BASIC PRINCIPLES OF SIMPLIFYING SQUARE ROOTS

First, we look for the largest perfect square that is a factor of the number under the root. For example, with √50, we look for the largest perfect square that divides 50. This is 25, since 25 = 5² and 50 = 25 * 2. Therefore, √50 can be written as √(25 * 2), which simplifies to 5√2.
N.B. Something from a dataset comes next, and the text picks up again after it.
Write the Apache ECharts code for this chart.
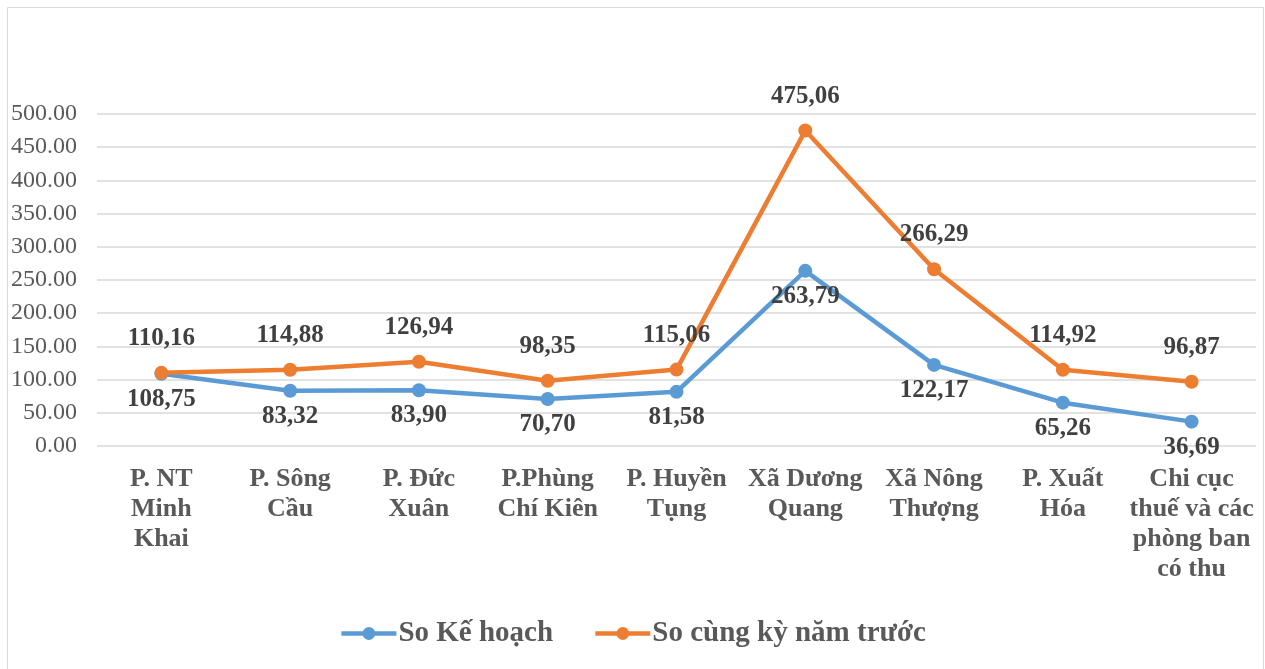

STEPS FOR SIMPLIFYING SQUARE ROOTS

1. FIND THE LARGEST PERFECT SQUARE FACTOR: Divide the number under the root into its factors and find the largest perfect square among them.
2. FACTOR THE RADICAND: Express the number under the root as a product of two numbers, where one of them is that largest perfect square.
3. TAKE THE SQUARE ROOT OF THE PERFECT SQUARE: Calculate the square root of the perfect square factor.
4. SIMPLIFY THE EXPRESSION: Place the square root of the perfect square outside the radical sign, while the other factor remains under the root.

EXAMPLE OF SIMPLIFICATION

Let's take √72 as an example.
First, we find the largest perfect square that divides 72. This is 36, since 36 = 6² and 72 = 36 * 2.
Therefore, √72 can be written as √(36 * 2).
This simplifies to 6√2.

CONCLUSION

Simplifying square roots (partial rooting) is a useful process for simplifying roots of numbers that are not perfect squares. With it, we can express roots in a more understandable way, which facilitates further calculations.